Let your love in the present be stronger than your hatred of the past.

Oh, damn.

You’ve already emailed him, haven’t you?

Has it rid you of thoughts of him or are you thinking about what he is thinking about your email?

If you ever do this again, EddyTeddyFreddy and the Scum Removal Brigade, of which I am a charter member, will be coming to remove your keyboard. You will have to phone in your SDMB posts.

DO NOT REPLY TO HIS E-MAIL!

He’s stirring up trouble, and why give him the satisfaction of knowing he can still piss you off?

Shrug him off. Take the time you would spend to send him a nasty e-mail and go jump your boyfriend.

Zoe, can I bring the hammer to smash the keyboard?
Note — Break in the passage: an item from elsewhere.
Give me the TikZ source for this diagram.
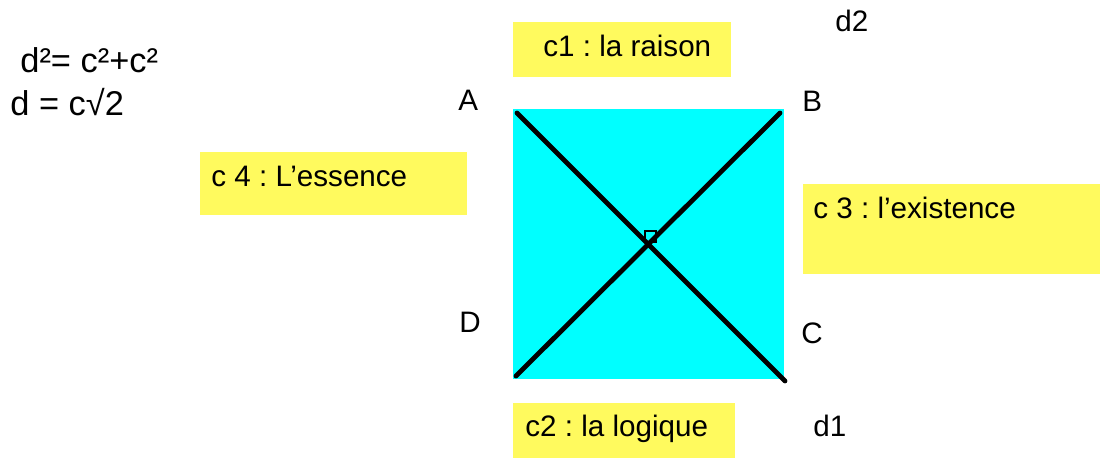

It almost seems as though we (women) have to have a phase of “dangerous men.” They’re exciting. They withhold what we need (want.) They hurt us and hurt us and hurt us. We come back again and again. They never change, but we do, finally, learn.
Scrape him off. Never look back. He’s cheating on some other poor woman now.
You’ve learned and moved on in the world. Now move on in your heart.
Remember, we choose who can hurt us. We can also choose to be treated with the kindness and respect we deserve.
It sounds like you’ve found a good man, don’t lose him over a bad one.